Понадобилось несколько минут, чтобы захватившие всё тело волны эмоций улеглись обратно в сердце, и разум вернулся к спокойному восприятию службы. Священник что-то громко сказал, певчие запели красиво и с радостным воодушевлением. Оказалось, что в храме есть электричество. Включили большую люстру, висевшую над головами молящихся, десятками огоньков запылали, сливаясь, подсвечники. Сделалось светло и немного уютнее: отопление здесь не работало, и только присутствие десятков людей согревало помещение. Игорь посочувствовал священнику в лёгком облачении. Пока шёл в церковь, поражался жестокости вражеских обстрелов: не встретилось ни одного целого двора. Где дом, где сарай или гараж стояли полуразрушенными или сгоревшими; жёлтые трубы газоснабжения были перебиты во многих местах, будто какой-то сильный, высокий человек прошёлся по улицам и с озлоблением рвал их, получая удовольствие от того, что маленьким людям будет плохо. Батюшка, наверняка, замерзал.
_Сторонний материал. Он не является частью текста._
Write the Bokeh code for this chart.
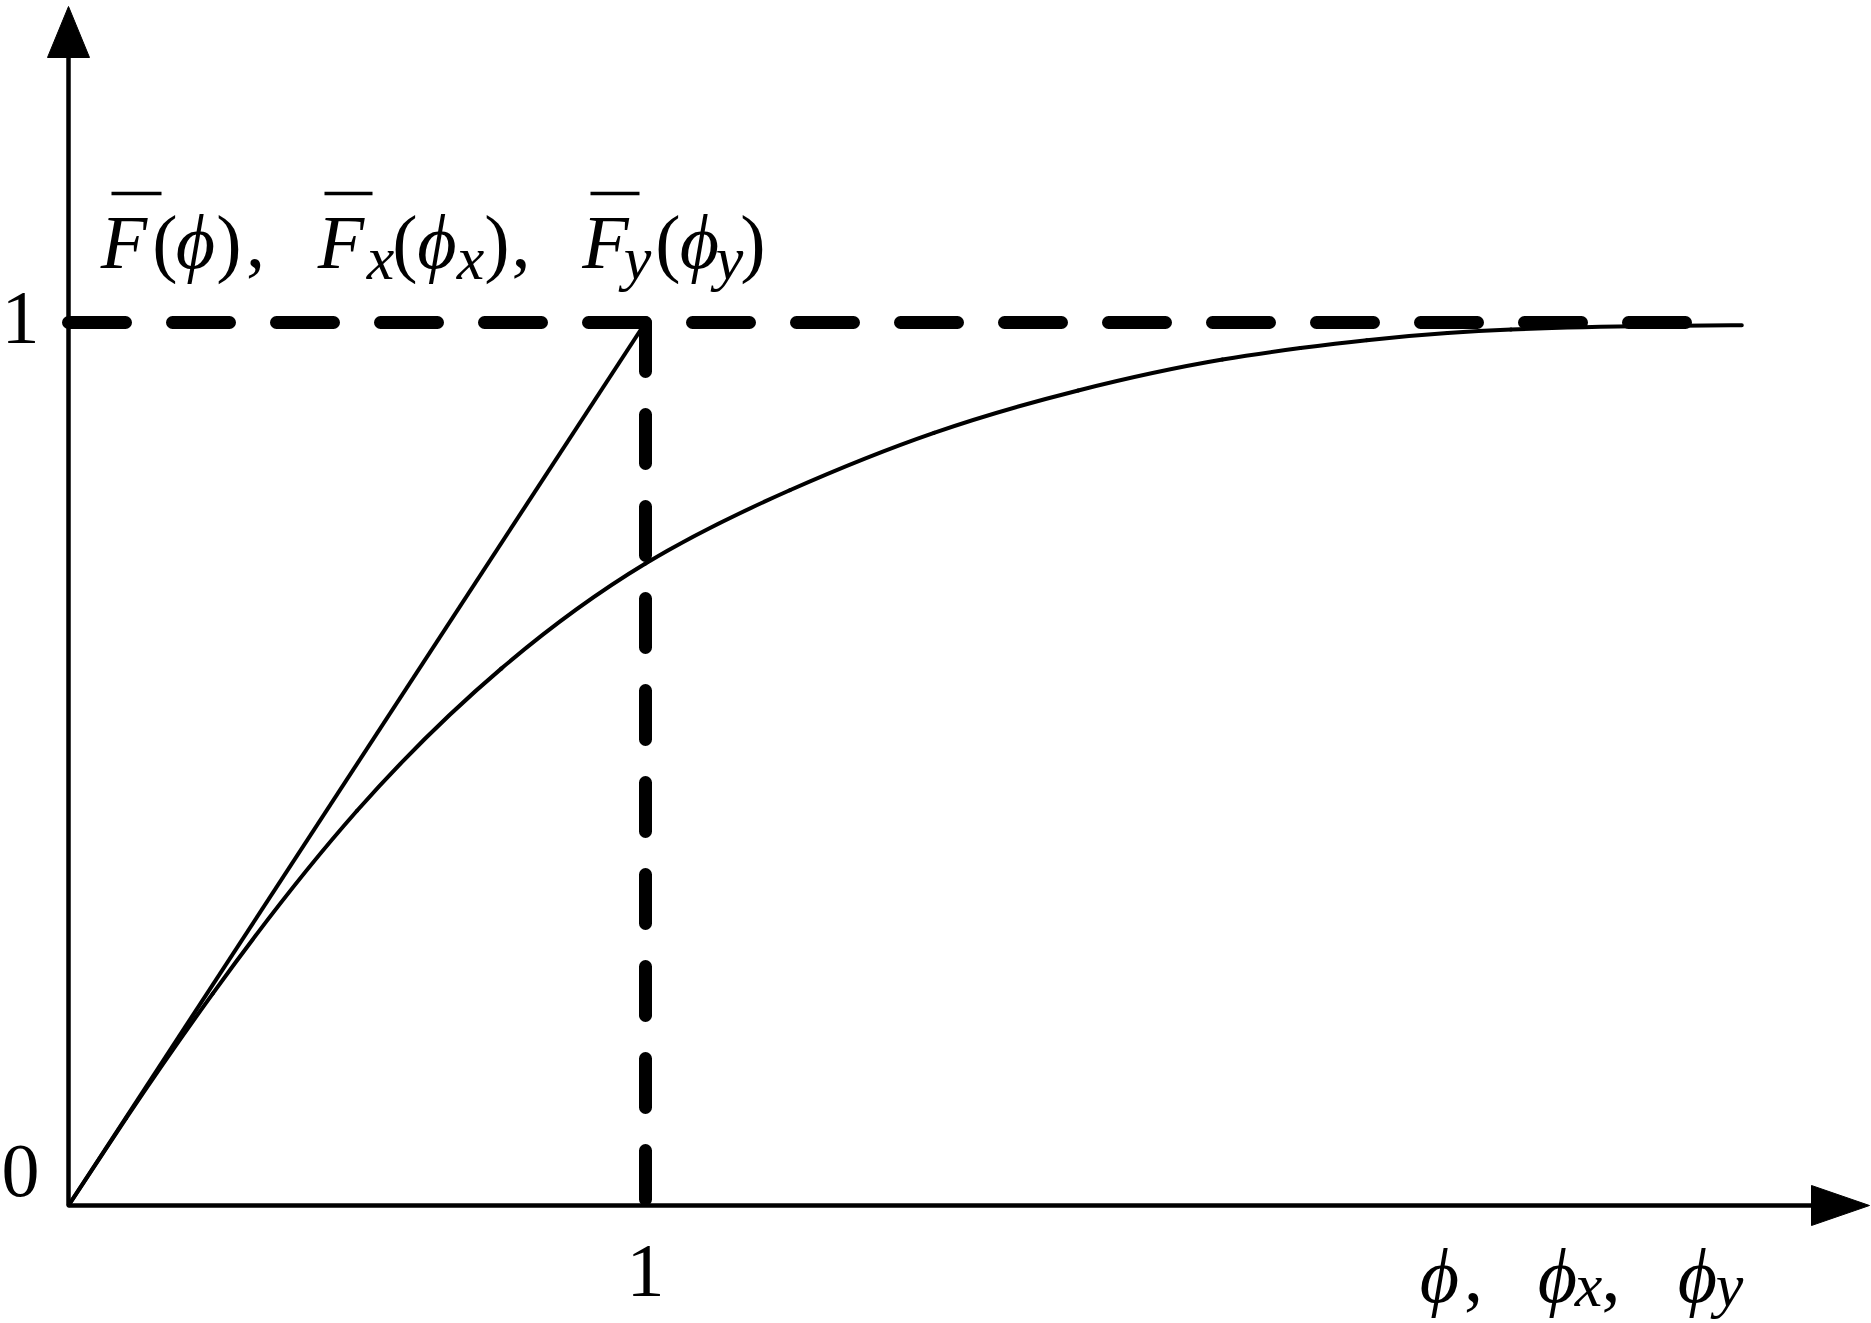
import numpy as np
from bokeh.plotting import figure
from bokeh.models import Range1d
from bokeh.embed import file_html
from bokeh.resources import INLINE
from bokeh.core.properties import value

# ---- data ----
phi_curve = [0.0, 0.1, 0.25, 0.5, 0.75, 1.0, 1.25, 1.5, 1.75, 2.0, 2.135, 2.25, 2.39, 2.5, 2.75, 2.9]
F_curve = [0.0, 0.099, 0.24, 0.447, 0.608, 0.727, 0.81, 0.875, 0.923, 0.958, 0.971, 0.98, 0.988, 0.992, 0.996, 0.997]
start_slope = 1.0         # curve is tangent to the straight line at the origin
phi_line = [0.0, 1.0]
F_line = [0.0, 1.0]
unit_level = 1.0          # horizontal dashed level F = 1
unit_phi = 1.0            # vertical dashed at phi = 1
hline_end = 2.815         # where the horizontal dashed line stops
x_ticks = [1.0]
x_tick_labels = ["1"]
y_ticks = [0.0, 1.0]
y_tick_labels = ["0", "1"]

# ---- layout (page pixels of the reference) ----
W, H = 1871, 1323
MARGIN = 0
ORIGIN_PX = (68.0, 1205.0)
UNIT_PX = (645.0, 322.0)
sx = UNIT_PX[0] - ORIGIN_PX[0]      # px per unit phi
sy = ORIGIN_PX[1] - UNIT_PX[1]      # px per unit F
X0 = -(ORIGIN_PX[0] - MARGIN) / sx
X1 = X0 + W / sx
Y1 = (ORIGIN_PX[1] - MARGIN) / sy
Y0 = Y1 - H / sy
TXT_DY = -25   # correction between requested and drawn text baseline


def px(xp):
    return X0 + (xp - MARGIN) / sx


def py(yp):
    return Y1 - (yp - MARGIN) / sy


def pyt(yp):
    return py(yp + TXT_DY)


p = figure(width=W, height=H, x_range=Range1d(X0, X1), y_range=Range1d(Y0, Y1),
           output_backend="svg", toolbar_location=None, min_border=0,
           x_axis_location=None, y_axis_location=None,
           outline_line_color=None, background_fill_color="white",
           border_fill_color="white")
p.grid.grid_line_color = None

FONT = value("Liberation Serif")
BLACK = "black"

# ---- axes with arrow heads ----
ax_lw = 4.5
y_tip, y_base, y_hw = py(6), py(57), 21 / sx
x_tip, x_base, x_hh = px(1869), px(1811), 20 / sy
p.line([0, 0], [0, y_base], line_width=ax_lw, color=BLACK)
p.line([0, x_base], [0, 0], line_width=ax_lw, color=BLACK)
p.patch([-y_hw, y_hw, 0], [y_base, y_base, y_tip], color=BLACK, line_width=1)
p.patch([x_base, x_base, x_tip], [-x_hh, x_hh, 0], color=BLACK, line_width=1)

# ---- straight line ----
p.line(phi_line, F_line, line_width=4, color=BLACK)

# ---- smooth curve: cubic spline through the read points, drawn as Bezier segments ----
xs = np.array(phi_curve, dtype=float)
ys = np.array(F_curve, dtype=float)
n = len(xs)
h = np.diff(xs)
d = np.diff(ys) / h
A = np.zeros((n, n))
b = np.zeros(n)
# clamped start (slope = start_slope), natural end
A[0, 0], A[0, 1] = 2 * h[0], h[0]
b[0] = 6 * (d[0] - start_slope)
for i in range(1, n - 1):
    A[i, i - 1] = h[i - 1]
    A[i, i] = 2 * (h[i - 1] + h[i])
    A[i, i + 1] = h[i]
    b[i] = 6 * (d[i] - d[i - 1])
A[n - 1, n - 1] = 1.0
M = np.linalg.solve(A, b)
m0 = d - h * (2 * M[:-1] + M[1:]) / 6     # slope at the left end of each segment
m1 = d + h * (M[:-1] + 2 * M[1:]) / 6     # slope at the right end of each segment
p.bezier(x0=xs[:-1], y0=ys[:-1], x1=xs[1:], y1=ys[1:],
         cx0=xs[:-1] + h / 3, cy0=ys[:-1] + m0 * h / 3,
         cx1=xs[1:] - h / 3, cy1=ys[1:] - m1 * h / 3,
         line_width=4, color=BLACK, line_cap="round")

# ---- dashed reference lines ----
p.line([0, hline_end], [unit_level, unit_level], line_width=13, line_dash="57 47",
       line_cap="round", color=BLACK)
p.line([unit_phi, unit_phi], [unit_level, 0], line_width=13, line_dash="49 43",
       line_cap="round", color=BLACK)

# ---- tick labels ----
p.text(x=x_ticks, y=[pyt(1295)], text=x_tick_labels, text_font=FONT,
       text_font_size="76px", text_align="center", text_baseline="alphabetic", color=BLACK)
p.text(x=[px(20), px(20)], y=[pyt(1195), pyt(342)], text=y_tick_labels, text_font=FONT,
       text_font_size="76px", text_align="center", text_baseline="alphabetic", color=BLACK)

# ---- y-axis title: F̄(ϕ), F̄x(ϕx), F̄y(ϕy) ----
PHI = "\u03d5"
yl_it_x = [123.5, 195, 340.5, 436.5, 605, 699]
yl_it_t = ["F", PHI, "F", PHI, "F", PHI]
yl_up_x = [164.5, 228.5, 255, 404.5, 496.5, 520.5, 667.5, 752.5]
yl_up_t = ["(", ")", ",", "(", ")", ",", "(", ")"]
yl_sub_x = [380, 470, 637, 729]
yl_sub_t = ["x", "x", "y", "y"]
p.text(x=[px(v) for v in yl_it_x], y=[pyt(266)] * len(yl_it_x), text=yl_it_t, text_font=FONT,
       text_font_size="76px", text_font_style="italic", text_align="center",
       text_baseline="alphabetic", color=BLACK)
p.text(x=[px(v) for v in yl_up_x], y=[pyt(266)] * len(yl_up_x), text=yl_up_t, text_font=FONT,
       text_font_size="76px", text_align="center", text_baseline="alphabetic", color=BLACK)
p.text(x=[px(v) for v in yl_sub_x], y=[pyt(282)] * len(yl_sub_x), text=yl_sub_t, text_font=FONT,
       text_font_size="62px", text_font_style="italic", text_align="center",
       text_baseline="alphabetic", color=BLACK)
bars = [(111, 161), (324, 372), (590, 639)]
p.segment(x0=[px(a) for a, b in bars], x1=[px(b) for a, b in bars],
          y0=[py(193)] * 3, y1=[py(193)] * 3, line_width=3.5, color=BLACK)

# ---- x-axis title: ϕ, ϕx, ϕy ----
xl_it_x = [1439, 1557, 1697]
xl_up_x = [1473, 1610.5]
xl_sub_x = [1588, 1729]
p.text(x=[px(v) for v in xl_it_x], y=[pyt(1300)] * 3, text=[PHI] * 3, text_font=FONT,
       text_font_size="76px", text_font_style="italic", text_align="center",
       text_baseline="alphabetic", color=BLACK)
p.text(x=[px(v) for v in xl_up_x], y=[pyt(1300)] * 2, text=[",", ","], text_font=FONT,
       text_font_size="76px", text_align="center", text_baseline="alphabetic", color=BLACK)
p.text(x=[px(v) for v in xl_sub_x], y=[pyt(1309)] * 2, text=["x", "y"], text_font=FONT,
       text_font_size="62px", text_font_style="italic", text_align="center",
       text_baseline="alphabetic", color=BLACK)

open("out.html", "w").write(file_html(p, INLINE))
Певчие стали что-то красиво читать, а Игорь уже не старался угадывать слова и фразы. Он поднял голову кверху и, в обаянии святых слов, улыбаясь сам себе, всматривался в небо, в настоящее Небо, населённое апостолами, ангелами, ещё кем-то, кого он по своей церковной малограмотности, не знал. Все они, несмотря на высоту своего положения, будто собрались прослушать праздничную службу вместе с другими молящимися и замерли и молчали только потому, что произносились слова, особые как для земного мира, так и для горнего.
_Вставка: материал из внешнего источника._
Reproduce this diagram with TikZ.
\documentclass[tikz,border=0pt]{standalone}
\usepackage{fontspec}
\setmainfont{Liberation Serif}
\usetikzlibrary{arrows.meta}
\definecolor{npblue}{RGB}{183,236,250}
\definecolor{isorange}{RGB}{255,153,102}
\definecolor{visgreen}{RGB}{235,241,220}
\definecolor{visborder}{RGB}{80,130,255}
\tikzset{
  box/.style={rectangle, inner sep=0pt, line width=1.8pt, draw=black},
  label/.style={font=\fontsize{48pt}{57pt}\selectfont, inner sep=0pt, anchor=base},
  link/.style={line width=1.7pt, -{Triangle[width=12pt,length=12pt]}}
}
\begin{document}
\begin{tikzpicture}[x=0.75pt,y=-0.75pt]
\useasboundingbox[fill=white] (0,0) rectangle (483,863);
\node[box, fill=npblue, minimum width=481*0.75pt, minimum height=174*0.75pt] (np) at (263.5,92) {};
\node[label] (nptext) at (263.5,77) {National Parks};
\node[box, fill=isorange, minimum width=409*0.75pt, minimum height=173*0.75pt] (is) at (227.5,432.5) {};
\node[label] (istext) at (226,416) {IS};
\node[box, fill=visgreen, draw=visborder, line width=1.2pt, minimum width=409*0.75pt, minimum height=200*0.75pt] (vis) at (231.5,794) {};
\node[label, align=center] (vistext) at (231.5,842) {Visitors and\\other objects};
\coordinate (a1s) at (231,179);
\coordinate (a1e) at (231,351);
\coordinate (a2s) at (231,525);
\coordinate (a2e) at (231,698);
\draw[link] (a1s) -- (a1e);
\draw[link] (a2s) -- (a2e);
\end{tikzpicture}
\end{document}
... Священник прошёл с кадилом, запели что-то радостно-возвышенное, и Игорь окончательно вошёл в состояние умиротворения и беззаботности. Комья земли, окоп, печка землянки ещё мелькали где-то по краю сознания, но превратились в малозначительные детали, которые не рождали никаких эмоций. И когда стали читать Евангелие, он с удовлетворением подумал, что воспринимает его, как положено: спокойно и уважительно. А ещё подумалось, когда снова запели, что правильно поступает церковь, в каждой
своей службе вспоминая одни и те же великие события, ибо всё, что произошло после - мелкая суета жадных и честолюбивых властителей и прозябание в нищете и страданиях простых людей. Главное уже произошло. Произошло ТОГДА. И вот он, Игорь, словно пронёсся сквозь два тысячелетия во времена, когда было сказано и сделано то, важнее чего уже никто не скажет и не сделает. "Слава Тебе, Боже наш..." - повторял он за певчими, с удовольствием крестился и низко кланялся на "Слава", "И ныне", совсем забыв, что из-за подорванной в шахте спины не любит долго стоять на месте, что одежда его сыровата, а голова не покрыта и замерзает...
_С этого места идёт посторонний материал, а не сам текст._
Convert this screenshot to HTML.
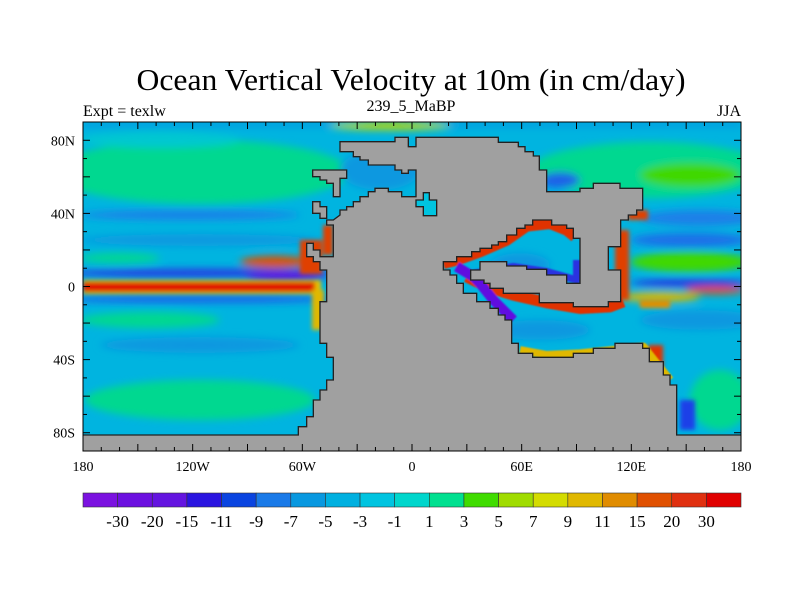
<!DOCTYPE html>
<html><head><meta charset="utf-8"><style>
body{margin:0;background:#fff;width:800px;height:600px;overflow:hidden}
text{font-family:"Liberation Serif",serif;fill:#000}
</style></head><body>
<svg width="800" height="600" viewBox="0 0 800 600">
<defs>
<clipPath id="mc"><rect x="83" y="122" width="658" height="329"/></clipPath>
<filter id="b4" x="-20%" y="-50%" width="140%" height="200%"><feGaussianBlur stdDeviation="4"/></filter>
<filter id="b2" x="-20%" y="-50%" width="140%" height="200%"><feGaussianBlur stdDeviation="2"/></filter>
</defs>
<text x="411" y="90" font-size="31" text-anchor="middle" textLength="549" lengthAdjust="spacingAndGlyphs">Ocean Vertical Velocity at 10m (in cm/day)</text>
<text x="83" y="116" font-size="16">Expt = texlw</text>
<text x="411" y="111" font-size="16" text-anchor="middle">239_5_MaBP</text>
<text x="741" y="116" font-size="16" text-anchor="end">JJA</text>

<g clip-path="url(#mc)">
<rect x="83" y="122" width="658" height="329" fill="#00b4e0"/>
<g filter="url(#b4)">
<rect x="83" y="122" width="658" height="5" fill="#0898e0"/>
<ellipse cx="390" cy="126" rx="60" ry="4" fill="#c0d800"/>
<ellipse cx="200" cy="172" rx="150" ry="32" fill="#00d890"/>
<ellipse cx="160" cy="140" rx="80" ry="8" fill="#00c8d0"/>
<ellipse cx="190" cy="215" rx="110" ry="5" fill="#1a80e8"/>
<ellipse cx="200" cy="240" rx="120" ry="6" fill="#0898e0"/>
<ellipse cx="120" cy="258" rx="40" ry="5" fill="#00d890"/>
<ellipse cx="200" cy="273" rx="140" ry="4" fill="#2a30e0"/>
<ellipse cx="285" cy="276" rx="40" ry="5" fill="#6010e0"/>
<ellipse cx="275" cy="262" rx="35" ry="6" fill="#e05000"/>
<ellipse cx="200" cy="299" rx="140" ry="4" fill="#1a60e8"/>
<ellipse cx="150" cy="320" rx="70" ry="8" fill="#00d890"/>
<ellipse cx="200" cy="400" rx="115" ry="20" fill="#00d890"/>
<ellipse cx="200" cy="345" rx="100" ry="8" fill="#0898e0"/>
<ellipse cx="650" cy="170" rx="120" ry="28" fill="#00d890"/>
<ellipse cx="690" cy="175" rx="50" ry="12" fill="#40d800"/>
<ellipse cx="560" cy="180" rx="20" ry="8" fill="#1a60e8"/>
<ellipse cx="700" cy="218" rx="60" ry="8" fill="#1a80e8"/>
<ellipse cx="690" cy="240" rx="60" ry="7" fill="#1a70e8"/>
<ellipse cx="690" cy="262" rx="60" ry="10" fill="#40d800"/>
<ellipse cx="690" cy="283" rx="60" ry="4" fill="#2a30e0"/>
<ellipse cx="715" cy="290" rx="30" ry="4" fill="#e05000"/>
<ellipse cx="660" cy="297" rx="40" ry="5" fill="#e0b800"/>
<ellipse cx="700" cy="320" rx="60" ry="10" fill="#0898e0"/>
<ellipse cx="720" cy="400" rx="30" ry="30" fill="#00d890"/>
<ellipse cx="380" cy="170" rx="40" ry="20" fill="#0898e0"/>
<ellipse cx="520" cy="265" rx="30" ry="12" fill="#0898e0"/>
<ellipse cx="540" cy="330" rx="50" ry="10" fill="#0898e0"/>
</g>
<g filter="url(#b2)">
<rect x="83" y="280" width="238" height="14" fill="#e8c000"/>
<rect x="83" y="282" width="232" height="10" fill="#e01800"/>
<rect x="300" y="240" width="22" height="34" fill="#e04000"/>
<rect x="323" y="225" width="10" height="30" fill="#e04000"/>
<rect x="312" y="290" width="12" height="40" fill="#e0b800"/>
<rect x="615" y="230" width="14" height="70" fill="#e04000"/>
<rect x="628" y="210" width="20" height="10" fill="#e04000"/>
<rect x="640" y="300" width="30" height="8" fill="#e09000"/>
<rect x="648" y="345" width="15" height="25" fill="#e03000"/>
<rect x="680" y="400" width="15" height="30" fill="#1a40e8"/>
</g>
<g transform="translate(280,120) scale(0.33333)" fill="none" stroke-linejoin="round" filter="url(#b2)">
<polyline points="490,430 530,420 600,395 680,360 740,318 810,310 860,330 885,350" stroke="#e03000" stroke-width="34"/>
<polyline points="560,470 620,500 700,525 800,548 900,565 990,560 1030,545" stroke="#e03000" stroke-width="34"/>
<polyline points="530,440 580,470 600,490 640,540 700,600" stroke="#6010e0" stroke-width="30"/>
<polyline points="580,460 700,440 800,455 890,480 890,420" stroke="#2a30e0" stroke-width="22"/>
<polyline points="720,690 800,705 900,700 1000,690 1090,680 1130,730 1170,780" stroke="#e0b800" stroke-width="24"/>
</g>
<g transform="translate(280,120) scale(0.33333)" stroke="#222" stroke-width="4" fill="#a0a0a0" stroke-linejoin="miter">
<polygon points="180,65 345,65 345,52 385,52 385,80 408,80 408,52 655,52 655,67 715,67 715,80 735,80 735,95 760,95 760,108 778,108 778,150 800,150 800,215 900,215 900,205 940,205 940,190 1020,190 1020,205 1088,205 1088,270 1070,270 1070,285 1045,285 1045,300 1022,300 1022,380 985,380 985,450 1022,450 1022,545 985,545 985,560 880,560 880,548 778,548 778,520 670,520 670,505 630,505 630,490 612,490 612,480 572,480 572,450 600,450 600,425 680,425 680,438 740,438 740,448 800,448 800,465 860,465 860,490 900,490 900,355 880,355 880,325 860,325 860,315 815,315 815,300 758,300 758,315 735,315 735,325 710,325 710,345 680,345 680,365 655,365 655,375 635,375 635,385 600,385 600,395 575,395 575,410 530,410 530,425 490,425 490,450 510,450 510,465 530,465 530,490 550,490 550,520 590,520 590,545 630,545 630,565 655,565 655,585 675,585 675,600 695,600 695,670 715,670 715,700 758,700 758,712 880,712 880,700 940,700 940,685 1005,685 1005,670 1088,670 1088,685 1108,685 1108,725 1150,725 1150,765 1170,765 1170,795 1190,795 1190,945 1400,945 1400,1000 -700,1000 -700,945 55,945 55,920 80,920 80,890 100,890 100,840 120,840 120,810 140,810 140,780 160,780 160,712 140,712 140,670 120,670 120,545 140,545 140,450 120,450 120,425 100,425 100,410 80,410 80,370 100,370 100,390 120,390 120,410 160,410 160,315 140,315 140,300 160,300 180,285 180,270 200,270 200,260 220,260 220,245 240,245 240,230 265,230 265,215 285,215 285,205 325,205 325,215 365,215 365,230 408,230 408,150 385,150 385,160 365,160 365,150 345,150 345,135 265,135 265,120 240,120 240,110 220,110 220,95 180,95"/>
<polygon points="98,150 200,150 200,175 180,175 180,230 160,230 160,190 140,190 140,180 120,180 120,170 98,170"/>
<polygon points="98,245 120,245 120,260 140,260 140,295 120,295 120,280 98,280"/>
<polygon points="430,218 448,218 448,240 470,240 470,287 430,287 430,260 408,260 408,240 430,240" fill="#00c4e0"/>
</g>
</g>
<rect x="83" y="122" width="658" height="329" fill="none" stroke="#000" stroke-width="1"/>
<g id="ticks"></g>
<g id="cbar"></g>
</svg>
<script>
const lonLabels=['180','120W','60W','0','60E','120E','180'];
const lonValues=[-180,-120,-60,0,60,120,180];
const latLabels=['80N','40N','0','40S','80S'];
const latValues=[80,40,0,-40,-80];
const levels=['-30','-20','-15','-11','-9','-7','-5','-3','-1','1','3','5','7','9','11','15','20','30'];
const colors=['#7b12e0','#6c10e0','#6414e0','#2a14e0','#0a44e0','#1a7ae8','#0898e0','#00b0e0','#00c4e0','#00d6cc','#00e090','#40dc00','#a0dc00','#d4dc00','#e0b800','#e08c00','#e05000','#e03010','#e00000'];
const NS='http://www.w3.org/2000/svg';
const X=lon=>83+(lon+180)/360*658;
const Y=lat=>286.5-lat*329/180;
const tg=document.getElementById('ticks');
function ln(x1,y1,x2,y2){const l=document.createElementNS(NS,'line');l.setAttribute('x1',x1);l.setAttribute('y1',y1);l.setAttribute('x2',x2);l.setAttribute('y2',y2);l.setAttribute('stroke','#000');tg.appendChild(l);}
for(let lon=-180;lon<=180;lon+=10){const L=lon%30===0?7:4;const x=X(lon);ln(x,451,x,451-L);ln(x,122,x,122+L);}
for(let lat=-90;lat<=90;lat+=10){const L=lat%20===0?7:4;const y=Y(lat);ln(83,y,83+L,y);ln(741,y,741-L,y);}
lonValues.forEach((v,i)=>{const t=document.createElementNS(NS,'text');t.setAttribute('x',X(v));t.setAttribute('y',471);t.setAttribute('font-size','14');t.setAttribute('text-anchor','middle');t.textContent=lonLabels[i];


tg.appendChild(t);});
latValues.forEach((v,i)=>{const t=document.createElementNS(NS,'text');t.setAttribute('x',75);t.setAttribute('y',Y(v)+5);t.setAttribute('font-size','14');t.setAttribute('text-anchor','end');t.textContent=latLabels[i];


tg.appendChild(t);});
const cb=document.getElementById('cbar');const w=658/colors.length;
colors.forEach((c,i)=>{const r=document.createElementNS(NS,'rect');r.setAttribute('x',83+i*w);r.setAttribute('y',493);r.setAttribute('width',w);r.setAttribute('height',14);r.setAttribute('fill',c);r.setAttribute('stroke','#333');r.setAttribute('stroke-width','0.6');


cb.appendChild(r);});
levels.forEach((s,i)=>{const t=document.createElementNS(NS,'text');t.setAttribute('x',83+(i+1)*w);t.setAttribute('y',527);t.setAttribute('font-size','17');t.setAttribute('text-anchor','middle');t.textContent=s;


cb.appendChild(t);});
</script>
</body></html>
Он выстоял всю службу, пожертвовал на храм сколько было денег, приложился к кресту и, поздравляя с праздником, пожал руки десятку знакомых из таких же, как он, добровольцев, у кого получилось прийти в церковь. Чувствуя какое-то светлое изменение внутри, Игорь возвращался "к своим" и, боясь растерять это новое, благодатное самоощущение, всё же пытался разгадать, в чём оно состоит. Морозное утро переходило в морозный день, но воздух разъяснился, заблестел и наполнял бодростью.